● **What the task requires**: Below are some records. Say in a single number how many of their lines include the word "Reproduce".

● **Dataset content**:
* * * * *
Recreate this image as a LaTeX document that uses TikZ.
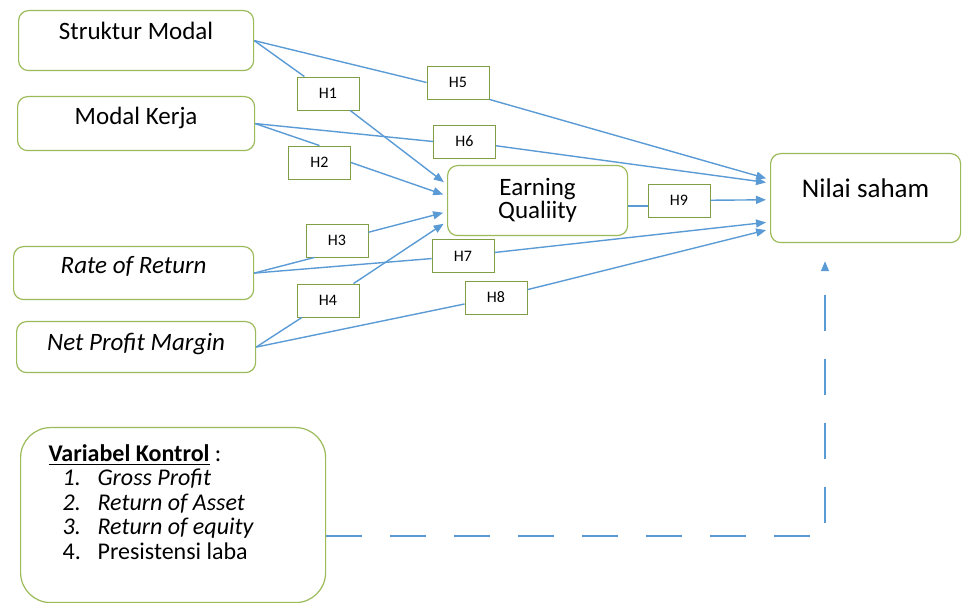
\documentclass[tikz,border=0pt]{standalone}
\usepackage{fontspec}
\setmainfont{Carlito}
\usetikzlibrary{arrows.meta}

\definecolor{boxGreen}{RGB}{155,187,89}
\definecolor{hypGreen}{RGB}{128,158,68}
\definecolor{lineBlue}{RGB}{91,155,213}

\newcommand{\ctrlItem}[2]{\hspace*{7pt}\makebox[17.5pt][l]{#1}#2}

\tikzset{
	varBox/.style={rectangle, draw=boxGreen, line width=0.6pt, rounded corners=5pt, inner sep=0pt, align=center, anchor=north west, font=\fontsize{12.5}{11.5}\selectfont},
	hypBox/.style={rectangle, draw=hypGreen, line width=0.45pt, minimum width=31pt, minimum height=16.5pt, inner sep=0pt, font=\fontsize{8}{9}\selectfont},
	hypLine/.style={draw=lineBlue, line width=0.7pt},
	hypArrow/.style={hypLine, -{Triangle[length=5pt, width=4pt]}, shorten >=2pt},
	controlLine/.style={draw=lineBlue, line width=0.7pt, dash pattern=on 18pt off 14pt, -{Triangle[length=5pt, width=4pt]}, shorten >=9pt}
}

\begin{document}
\begin{tikzpicture}[x=0.5pt, y=-0.5pt]
\useasboundingbox (0,0) rectangle (964,603);

	\node[varBox, minimum width=117.5pt, text height=14.5pt, text depth=15.5pt] (strukturBox) at (18,10){Struktur Modal};
	\node[varBox, minimum width=118.5pt, text height=13.75pt, text depth=13.25pt] (modalKerjaBox) at (17,96){Modal Kerja};
	\node[varBox, minimum width=120pt, text height=13.5pt, text depth=13pt, font=\fontsize{12.5}{11.5}\selectfont\itshape] (rorBox) at (13,246){Rate of Return};
	\node[varBox, minimum width=119.5pt, text height=14.5pt, text depth=11pt, font=\fontsize{12.5}{11.5}\selectfont\itshape] (npmBox) at (16,321){Net Profit Margin};

	\node[varBox, minimum width=90pt, text height=26.5pt, text depth=8.5pt] (eqBox) at (447,165){Earning\\Qualiity};
	\node[varBox, minimum width=95pt, text height=22pt, text depth=22.5pt, font=\fontsize{13.5}{12}\selectfont] (nilaiBox) at (770,153){Nilai saham};

	\node[varBox, rounded corners=15pt, align=left, text width=124.5pt, inner xsep=14pt, text height=17pt, text depth=70.5pt, font=\fontsize{12}{12.2}\selectfont] (kontrolBox) at (20,427){\spaceskip=0pt\xspaceskip=0pt\underline{\textbf{Variabel Kontrol}} :\\
		\ctrlItem{\textit{1.}}{\textit{Gross Profit}}\\
		\ctrlItem{\textit{2.}}{\textit{Return of Asset}}\\
		\ctrlItem{\textit{3.}}{\textit{Return of equity}}\\
		\ctrlItem{4.}{Presistensi laba}};

	\node[hypBox] (h1Box) at (328,93.5){H1};
	\node[hypBox] (h2Box) at (319.5,162.5){H2};
	\node[hypBox] (h3Box) at (337,240.5){H3};
	\node[hypBox] (h4Box) at (328,300.5){H4};
	\node[hypBox] (h5Box) at (458,82.5){H5};
	\node[hypBox] (h6Box) at (464.5,141.5){H6};
	\node[hypBox] (h7Box) at (463,256){H7};
	\node[hypBox] (h8Box) at (496,297.5){H8};
	\node[hypBox] (h9Box) at (679,200.5){H9};

	\draw[hypLine] (strukturBox.east) -- (h1Box);
	\draw[hypArrow] (h1Box) -- (eqBox.170);
	\draw[hypLine] (modalKerjaBox.east) -- (h2Box.north);
	\draw[hypArrow] (h2Box.east) -- (eqBox.177);
	\draw[hypLine] (rorBox.east) -- (h3Box.217);
	\draw[hypArrow] (h3Box) -- (eqBox.187);
	\draw[hypLine] (npmBox.east) -- (h4Box);
	\draw[hypArrow] (h4Box) -- (eqBox.193);

	\draw[hypLine] (strukturBox.east) -- (h5Box.west);
	\draw[hypArrow] (h5Box.south east) -- (nilaiBox.169);
	\draw[hypLine] (modalKerjaBox.east) -- (h6Box.west);
	\draw[hypArrow] (h6Box) -- (nilaiBox.171);
	\draw[hypLine] (rorBox.east) -- (h7Box);
	\draw[hypArrow] (h7Box) -- (nilaiBox.194);
	\draw[hypLine] (npmBox.east) -- (h8Box);
	\draw[hypArrow] (h8Box) -- (nilaiBox.198);

	\draw[hypLine] (eqBox.east |- h9Box.-170) -- (h9Box.-170);
	\draw[hypArrow] (h9Box) -- (nilaiBox.181);

	\coordinate (kontrolCorner) at (825,536);
	\draw[controlLine] (kontrolBox.east |- kontrolCorner) -- (kontrolCorner) -- (kontrolCorner |- nilaiBox.south);
\end{tikzpicture}
\end{document}
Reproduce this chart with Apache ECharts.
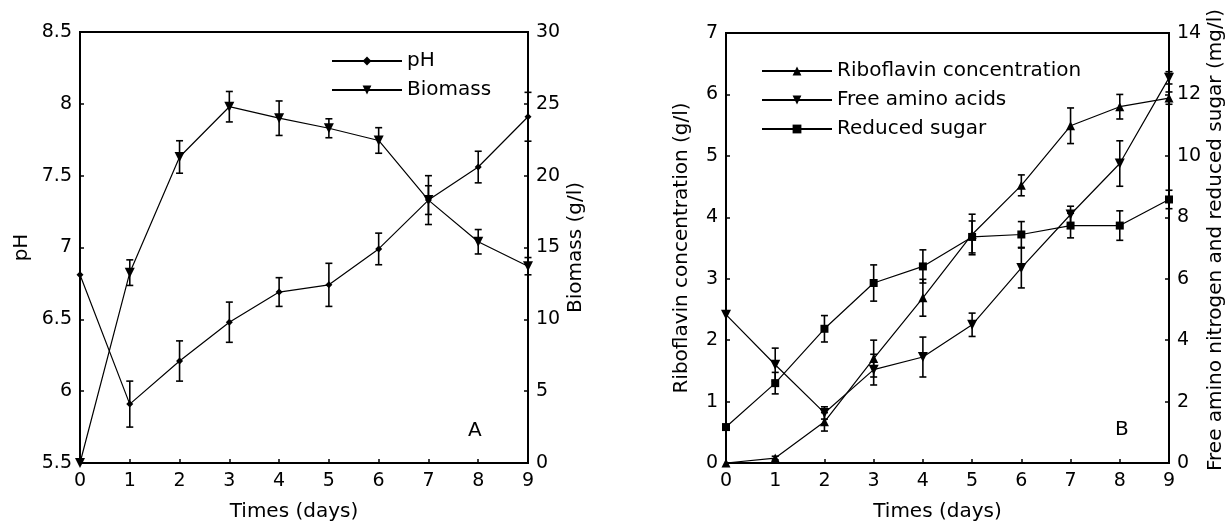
<!DOCTYPE html>
<html>
<head>
<meta charset="utf-8">
<script src="https://cdn.jsdelivr.net/npm/echarts@6/dist/echarts.min.js"></script>
<style>
html,body{margin:0;padding:0;background:#fff;}
#c{width:1230px;height:522px;}
</style>
</head>
<body>
<div id="c"></div>
<script>
// ---- data ----
const days = [0, 1, 2, 3, 4, 5, 6, 7, 8, 9];

// Panel A
const pH = [6.81, 5.91, 6.21, 6.48, 6.69, 6.74, 6.99, 7.33, 7.56, 7.91];
const pHErr = [0, 0.16, 0.14, 0.14, 0.10, 0.15, 0.11, 0.10, 0.11, 0.17];
const biomass = [0, 13.25, 21.3, 24.8, 24.0, 23.3, 22.45, 18.3, 15.4, 13.7];
const biomassErr = [0, 0.89, 1.13, 1.06, 1.2, 0.66, 0.89, 1.7, 0.85, 0.6];

// Panel B
const riboflavin = [0, 0.08, 0.67, 1.7, 2.69, 3.72, 4.52, 5.49, 5.8, 5.94];
const riboflavinErr = [0, 0.03, 0.15, 0.3, 0.3, 0.33, 0.17, 0.29, 0.2, 0.1];
const freeAmino = [4.83, 3.2, 1.63, 3.04, 3.45, 4.5, 6.35, 8.09, 9.75, 12.54];
const freeAminoErr = [0, 0.54, 0.2, 0.5, 0.65, 0.38, 0.65, 0.27, 0.74, 0.2];
const sugar = [1.17, 2.6, 4.37, 5.86, 6.4, 7.36, 7.44, 7.73, 7.73, 8.58];
const sugarErr = [0, 0.35, 0.43, 0.59, 0.54, 0.52, 0.42, 0.4, 0.48, 0.3];

const FONT = 'DejaVu Sans';
const BLACK = '#000';

function pairs(ys) { return days.map((d, i) => [d, ys[i]]); }
function triples(ys, es) { return days.map((d, i) => [d, ys[i], es[i]]); }

function errRender(params, api) {
  const x = api.value(0), y = api.value(1), e = api.value(2);
  if (!e) return null;
  const t = api.coord([x, y + e]);
  const b = api.coord([x, y - e]);
  const w = 3.5;
  const st = { stroke: BLACK, lineWidth: 1.6 };
  return {
    type: 'group',
    children: [
      { type: 'line', shape: { x1: t[0], y1: t[1], x2: b[0], y2: b[1] }, style: st },
      { type: 'line', shape: { x1: t[0] - w, y1: t[1], x2: t[0] + w, y2: t[1] }, style: st },
      { type: 'line', shape: { x1: b[0] - w, y1: b[1], x2: b[0] + w, y2: b[1] }, style: st }
    ]
  };
}

function errSeries(name, ys, es, xi, yi) {
  return {
    type: 'custom', name: name + ' err', xAxisIndex: xi, yAxisIndex: yi,
    renderItem: errRender, data: triples(ys, es), encode: { x: 0, y: 1 },
    silent: true, z: 3
  };
}

function lineSeries(name, ys, xi, yi, symbol, size, rot) {
  return {
    type: 'line', name: name, xAxisIndex: xi, yAxisIndex: yi,
    data: pairs(ys), symbol: symbol, symbolSize: size, symbolRotate: rot || 0,
    showAllSymbol: true,
    lineStyle: { color: BLACK, width: 1.2 },
    itemStyle: { color: BLACK, borderColor: BLACK, borderWidth: 0 },
    animation: false, z: 4
  };
}

function xAx(gi) {
  return {
    type: 'value', gridIndex: gi, min: 0, max: 9, interval: 1,
    axisLine: { lineStyle: { color: BLACK, width: 2 } },
    axisTick: { inside: true, length: 4, lineStyle: { color: BLACK, width: 1.5 } },
    axisLabel: { color: BLACK, fontSize: 19, fontFamily: FONT, margin: 9 },
    splitLine: { show: false },
    name: 'Times (days)', nameLocation: 'middle', nameGap: 39,
    nameTextStyle: { color: BLACK, fontSize: 20, fontFamily: FONT, padding: [0, 20, 0, 0] }
  };
}

function yAx(gi, pos, min, max, interval, name, gap, pad) {
  return {
    type: 'value', gridIndex: gi, position: pos, min: min, max: max, interval: interval,
    axisLine: { show: true, onZero: false, lineStyle: { color: BLACK, width: 2 } },
    axisTick: { show: true, inside: true, length: 4, lineStyle: { color: BLACK, width: 1.5 } },
    axisLabel: { color: BLACK, fontSize: 19, fontFamily: FONT, margin: 8 },
    splitLine: { show: false },
    name: name, nameLocation: 'middle', nameGap: gap, nameRotate: 90,
    nameTextStyle: { color: BLACK, fontSize: 20, fontFamily: FONT, padding: pad || 0 }
  };
}

const legendText = { color: BLACK, fontSize: 20, fontFamily: FONT };

const option = {
  backgroundColor: '#fff',
  animation: false,
  grid: [
    { left: 80, top: 32, right: 702, bottom: 59, show: true, borderColor: BLACK, borderWidth: 2, backgroundColor: 'transparent', outerBoundsMode: 'none', containLabel: false },
    { left: 726, top: 33, right: 61, bottom: 59, show: true, borderColor: BLACK, borderWidth: 2, backgroundColor: 'transparent', outerBoundsMode: 'none', containLabel: false }
  ],
  xAxis: [xAx(0), xAx(1)],
  yAxis: [
    yAx(0, 'left', 5.5, 8.5, 0.5, 'pH', 48),
    yAx(0, 'right', 0, 30, 5, 'Biomass (g/l)', 38),
    yAx(1, 'left', 0, 7, 1, 'Riboflavin concentration (g/l)', 34),
    yAx(1, 'right', 0, 14, 2, 'Free amino nitrogen and reduced sugar (mg/l)', 37, [0, 0, 0, 16])
  ],
  legend: [
    {
      data: ['pH', 'Biomass'], orient: 'vertical', left: 326, top: 46,
      itemWidth: 70, itemHeight: 11, itemGap: 9, textStyle: legendText, selectedMode: false
    },
    {
      data: ['Riboflavin concentration', 'Free amino acids', 'Reduced sugar'], orient: 'vertical', left: 756, top: 56,
      itemWidth: 70, itemHeight: 11, itemGap: 9, textStyle: legendText, selectedMode: false
    }
  ],
  graphic: [
    { type: 'text', left: 468, top: 421, style: { text: 'A', font: '20px "DejaVu Sans"', fill: BLACK } },
    { type: 'text', left: 1115, top: 420, style: { text: 'B', font: '20px "DejaVu Sans"', fill: BLACK } }
  ],
  series: [
    errSeries('pH', pH, pHErr, 0, 0),
    errSeries('Biomass', biomass, biomassErr, 0, 1),
    lineSeries('pH', pH, 0, 0, 'diamond', 7),
    lineSeries('Biomass', biomass, 0, 1, 'triangle', 10, 180),
    errSeries('Riboflavin', riboflavin, riboflavinErr, 1, 2),
    errSeries('Free amino', freeAmino, freeAminoErr, 1, 3),
    errSeries('Sugar', sugar, sugarErr, 1, 3),
    lineSeries('Riboflavin concentration', riboflavin, 1, 2, 'triangle', 9),
    lineSeries('Free amino acids', freeAmino, 1, 3, 'triangle', 10, 180),
    lineSeries('Reduced sugar', sugar, 1, 3, 'rect', 8)
  ]
};

const chart = echarts.init(document.getElementById('c'), null, { renderer: 'canvas' });
chart.setOption(option);
</script>
</body>
</html>
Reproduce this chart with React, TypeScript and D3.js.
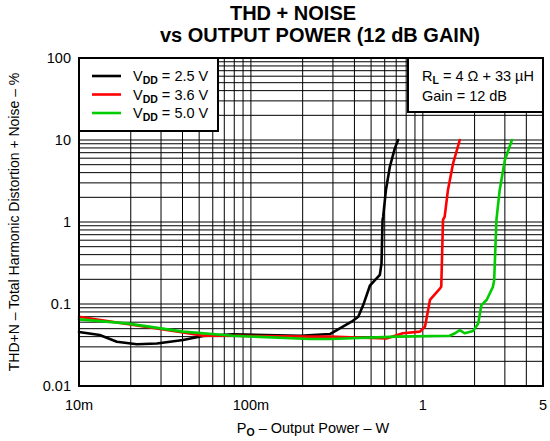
* * * * *
● **Task solution**: 2